The grand opening was a fairly low-key affair. There was water and tea and a couple of trays of grocery store vegetables. The speechmaking was also kept to a minimum. Shane, who’s brainchild this is, welcomed us, and let us know that his goal for the garden is to build community. At the end of the year there would be another party, but this time using our vegetables. There were a couple of rules to go over, like no walking in the beds and no animals outside of the picnic area, then we were let loose. The rest of the time was meeting people, sharing seeds and ideas, and finding our beds.
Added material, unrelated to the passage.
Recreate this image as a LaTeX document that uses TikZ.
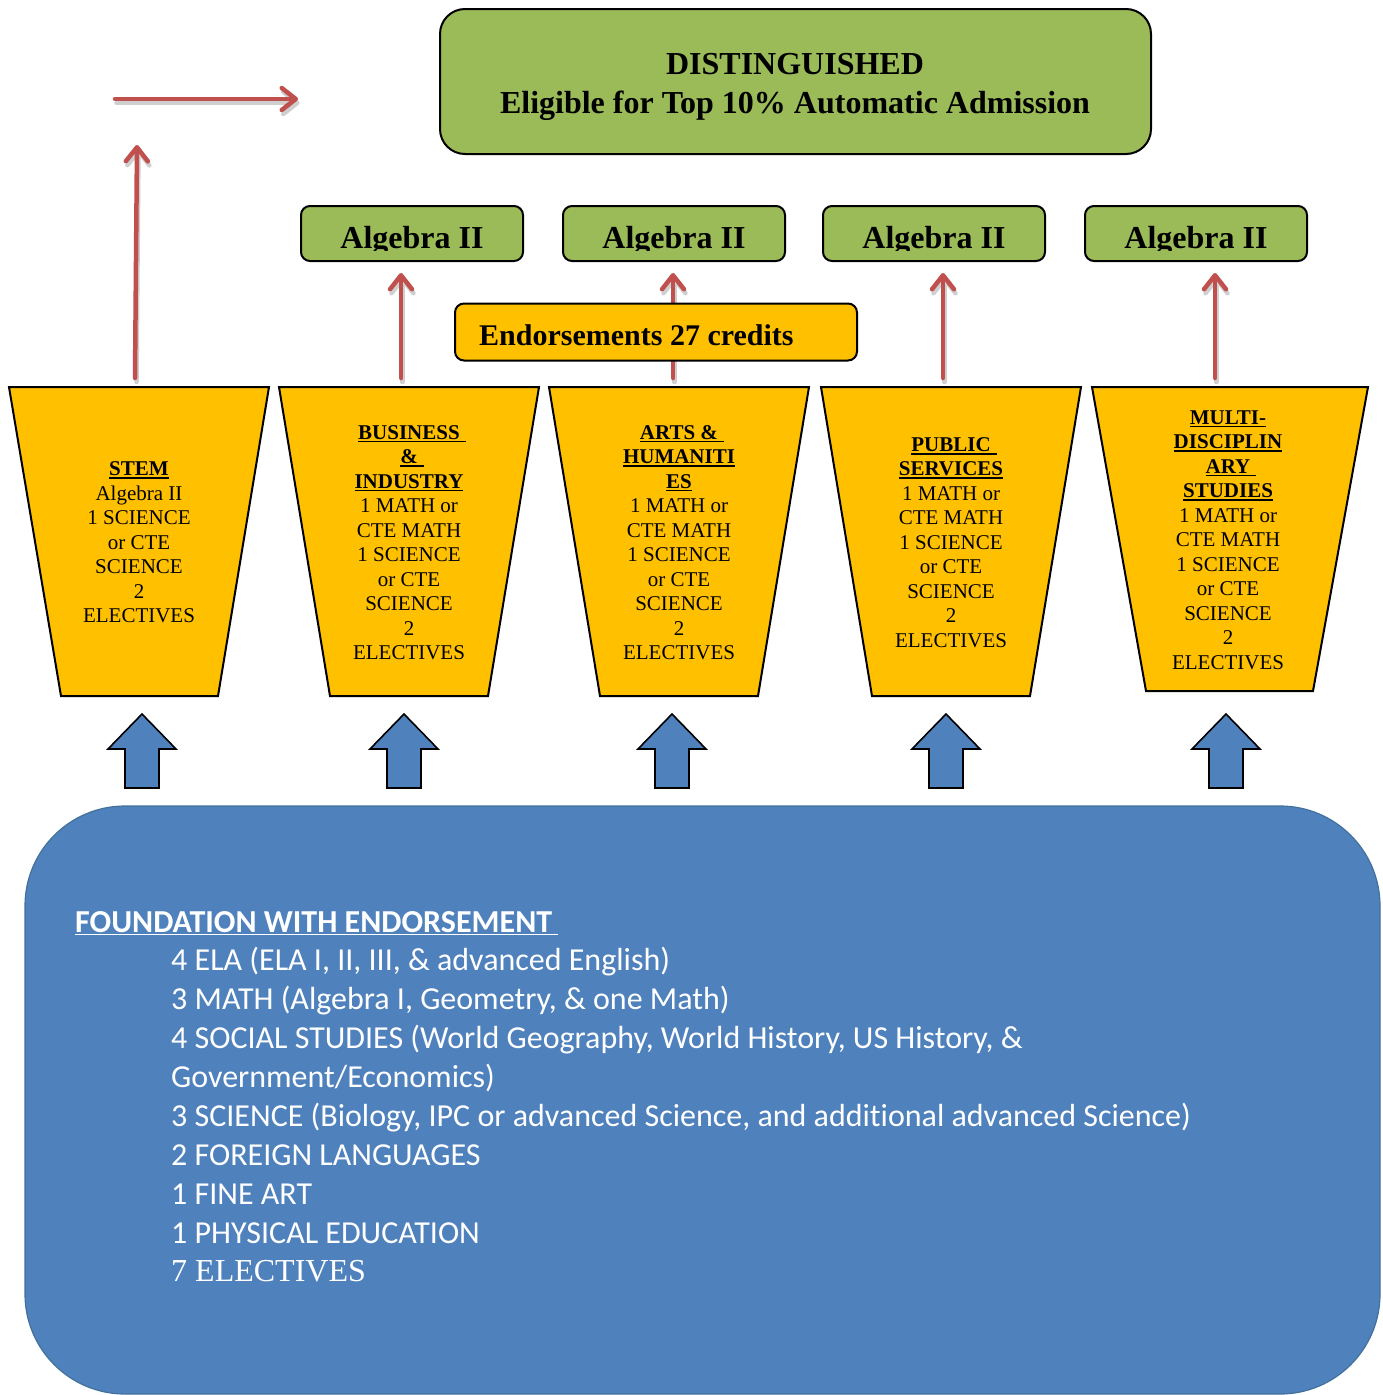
\documentclass[tikz,border=0pt]{standalone}
\usepackage{fontspec}
\setmainfont{Liberation Serif}
\newfontfamily\calfont[Ligatures=NoCommon]{Carlito}
\usetikzlibrary{arrows.meta}
\definecolor{dgreen}{HTML}{9BBB59}
\definecolor{dyellow}{HTML}{FFC000}
\definecolor{dblue}{HTML}{4F81BD}
\definecolor{dblueedge}{HTML}{41719C}
\definecolor{dred}{HTML}{C0504D}
\definecolor{dshadow}{HTML}{CFCFCF}
% underline with optional trailing extension that does not affect centering
\newcommand\myul[2][0pt]{\setbox0\hbox{#2}\rlap{\rule[-3.2pt]{\dimexpr\wd0+#1\relax}{1.6pt}}\box0}
\tikzset{
  greenbox/.style={draw=black, line width=2pt, fill=dgreen, inner sep=0pt},
  yellowbox/.style={draw=black, line width=2pt, fill=dyellow, inner sep=0pt},
  trapshape/.style={draw=black, line width=2pt, fill=dyellow, line join=miter},
  bigtext/.style={anchor=base, inner sep=0pt, font=\bfseries\fontsize{32}{39}\selectfont},
  traptext/.style={align=center, inner sep=0pt, font=\fontsize{21}{24.5}\selectfont},
  redarrow/.style={draw=dred, line width=4.5pt, line cap=round,
    -{Straight Barb[length=14pt,width=22pt,line cap=round,line join=round]}},
  shadowarrow/.style={draw=dshadow, line width=4.5pt, line cap=round,
    -{Straight Barb[length=14pt,width=22pt,line cap=round,line join=round]}},
  blockarrow/.style={draw=black, line width=1.6pt, fill=dblue, line join=miter},
  ftext/.style={anchor=base west, inner sep=0pt, text=white, font=\calfont\fontsize{32}{39}\selectfont},
  uparrow/.pic={\path[blockarrow] (0,0) -- (34,35) -- (17,35) -- (17,74) -- (-17,74) -- (-17,35) -- (-34,35) -- cycle;}
}
\begin{document}
\begin{tikzpicture}[x=1pt,y=-1pt]
\useasboundingbox (0,0) rectangle (1383,1395);

% ---- top box
\node[greenbox, rounded corners=25pt, minimum width=711pt, minimum height=145pt] (dist) at (795.5,81.5) {};
\node[bigtext] (distA) at (795,74) {DISTINGUISHED};
\node[bigtext] (distB) at (795,113) {Eligible for Top 10\% Automatic Admission};

% ---- Algebra II boxes
\node[greenbox, rounded corners=9pt, minimum width=222pt, minimum height=55pt] (alg1) at (412,233.5) {};
\node[greenbox, rounded corners=9pt, minimum width=222pt, minimum height=55pt] (alg2) at (674,233.5) {};
\node[greenbox, rounded corners=9pt, minimum width=222pt, minimum height=55pt] (alg3) at (934,233.5) {};
\node[greenbox, rounded corners=9pt, minimum width=222pt, minimum height=55pt] (alg4) at (1196,233.5) {};
\begin{scope}
\clip (300,200) rectangle (1310,250.5);
\node[bigtext] (alg1t) at (412,248) {Algebra II};
\node[bigtext] (alg2t) at (674,248) {Algebra II};
\node[bigtext] (alg3t) at (934,248) {Algebra II};
\node[bigtext] (alg4t) at (1196,248) {Algebra II};
\end{scope}

% ---- trapezoids
\path[trapshape] (9,387) -- (269,387) -- (218,696) -- (61,696) -- cycle;
\path[trapshape] (279,387) -- (539,387) -- (488,696) -- (330,696) -- cycle;
\path[trapshape] (549,387) -- (809,387) -- (758,696) -- (600,696) -- cycle;
\path[trapshape] (821,387) -- (1081,387) -- (1030,696) -- (872,696) -- cycle;
\path[trapshape] (1092,387) -- (1368,387) -- (1313,691) -- (1146,691) -- cycle;

\coordinate (t1) at (135,378);
\coordinate (t2) at (401,378);
\coordinate (t3) at (673,378);
\coordinate (t4) at (943,378);
\coordinate (t5) at (1215,378);
\coordinate (top1) at (137,145);
\coordinate (h1) at (115,99);
\coordinate (h2) at (298,99);

% ---- red arrows with shadows
\draw[shadowarrow] ([shift={(1.5,4)}]h1) -- ([shift={(1.5,4)}]h2);
\draw[shadowarrow] ([shift={(1.5,4)}]t1) -- ([shift={(1.5,4)}]top1);
\foreach \t/\a in {t2/alg1,t3/alg2,t4/alg3,t5/alg4}{
  \draw[shadowarrow, shorten >=11pt] ([shift={(1.5,4)}]\t) -- ([shift={(1.5,4)}]\t |- \a.south);
}
\draw[redarrow] (h1) -- (h2);
\draw[redarrow] (t1) -- (top1);
\draw[redarrow, shorten >=11pt] (t2) -- (t2 |- alg1.south);
\draw[redarrow, shorten >=11pt] (t3) -- (t3 |- alg2.south);
\draw[redarrow, shorten >=11pt] (t4) -- (t4 |- alg3.south);
\draw[redarrow, shorten >=11pt] (t5) -- (t5 |- alg4.south);

% ---- endorsements box
\node[yellowbox, rounded corners=9pt, minimum width=402pt, minimum height=57pt] (endo) at (656,332) {};
\node[anchor=base west, inner sep=0pt, font=\bfseries\fontsize{30}{36}\selectfont] (endot) at (479,345) {Endorsements 27 credits};

% ---- trapezoid texts
\node[traptext] (stem) at (139,542.5) {\textbf{\myul{STEM}}\\Algebra II\\1 SCIENCE\\or CTE\\SCIENCE\\2\\ELECTIVES};
\node[traptext] (bus) at (409,542.5) {\textbf{\myul[6pt]{BUSINESS}}\\\textbf{\myul[6pt]{\&}}\\\textbf{\myul{INDUSTRY}}\\1 MATH or\\CTE MATH\\1 SCIENCE\\or CTE\\SCIENCE\\2\\ELECTIVES};
\node[traptext] (arts) at (679,542.5) {\textbf{\myul[6pt]{ARTS \&}}\\\textbf{\myul{HUMANITI}}\\\textbf{\myul{ES}}\\1 MATH or\\CTE MATH\\1 SCIENCE\\or CTE\\SCIENCE\\2\\ELECTIVES};
\node[traptext] (pub) at (951,542.5) {\textbf{\myul[6pt]{PUBLIC}}\\\textbf{\myul{SERVICES}}\\1 MATH or\\CTE MATH\\1 SCIENCE\\or CTE\\SCIENCE\\2\\ELECTIVES};
\node[traptext] (multi) at (1228,540) {\textbf{\myul{MULTI-}}\\\textbf{\myul{DISCIPLIN}}\\\textbf{\myul[6pt]{ARY}}\\\textbf{\myul{STUDIES}}\\1 MATH or\\CTE MATH\\1 SCIENCE\\or CTE\\SCIENCE\\2\\ELECTIVES};

% ---- blue block arrows
\pic at (142,714) {uparrow};
\pic at (404,714) {uparrow};
\pic at (672,714) {uparrow};
\pic at (946,714) {uparrow};
\pic at (1226,714) {uparrow};

% ---- foundation
\node[draw=dblueedge, fill=dblue, line width=1.2pt, rounded corners=100pt, minimum width=1355pt, minimum height=588pt, inner sep=0pt] (found) at (702.5,1100) {};
\node[ftext, font=\calfont\bfseries\fontsize{32}{39}\selectfont] (f0) at (75,932) {\color{white}\myul[6pt]{FOUNDATION WITH ENDORSEMENT}};
\node[ftext] (f1) at (171,970) {4 ELA (ELA I, II, III, \& advanced English)};
\node[ftext] (f2) at (171,1009) {3 MATH (Algebra I, Geometry, \& one Math)};
\node[ftext] (f3) at (171,1048) {4 SOCIAL STUDIES (World Geography, World History, US History, \&};
\node[ftext] (f4) at (171,1087) {Government/Economics)};
\node[ftext] (f5) at (171,1126) {3 SCIENCE (Biology, IPC or advanced Science, and additional advanced Science)};
\node[ftext] (f6) at (171,1165) {2 FOREIGN LANGUAGES};
\node[ftext] (f7) at (171,1204) {1 FINE ART};
\node[ftext] (f8) at (171,1243) {1 PHYSICAL EDUCATION};
\node[ftext, font=\fontsize{32}{39}\selectfont] (f9) at (171,1281) {7 ELECTIVES};
\end{tikzpicture}
\end{document}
The beds were very dry. It hadn’t rained for several weeks, and the beds have been bare to the sun in that time. It didn’t make sense to plant much, if anything, before the fence went up and the drip-system was turned on, but most of us were out there starting to water down our beds. The soil was so dry that it simply wasn’t soaking up the water with any speed. Shane let us know that if we dug small channels and divots in our beds, the water would have somewhere to pool until it could soak in. It did help.

My bed!

As I was digging in my bed and watering it, I couldn’t help but think about a documentary I watched some time ago, Blue Gold: World Water Wars. I need to watch it again, as it has a lot of information. However, what has stuck with me is the solution to desertification. This is something that we are fighting the world over as what used to be lush areas good for farming are turning into deserts. At the end of the film the narrator had a whiteboard setup and it looked like a fairly big deal. He starts with telling us to dig holes. I kept waiting for some technological or complicated next step. There wasn’t one. We need to dig holes. When soil has moisture, it is easier for it to accept more moisture up to the saturation point. When it has no moisture already in it, it is far easier for the rainfall to simply roll off the top. This is compounded if the soil has developed a crust as many clay soils do. By digging holes, you are forcing the water to stay where it is until it soaks into the surrounding soil. This moisture will then make the surrounding soil more likely to take up water the next time it rains.

It’s going to take some time to wet it all the way through. I’m sure the rain helped.

I overheard one of the gardeners quip that because we were all watering our beds today, it would be sure to rain that night. Sometimes Mother Nature is unpredictable. Sometimes, she’s right on cue. The grand opening was on Sunday. Sunday night it rained. Monday remained overcast with occasional rain and very wet snow. When the clouds were clearing this morning, I could see that the snow was more serious up in the mountains.

I will be out there again later this week. One of the women has cow manure to share, so she and I will be spreading it on our plots. Depending on how far the rain, and snow, were able to penetrate into the soil, I might even stick a few seeds in at the same time. I can’t wait to get the garden that is all mine started.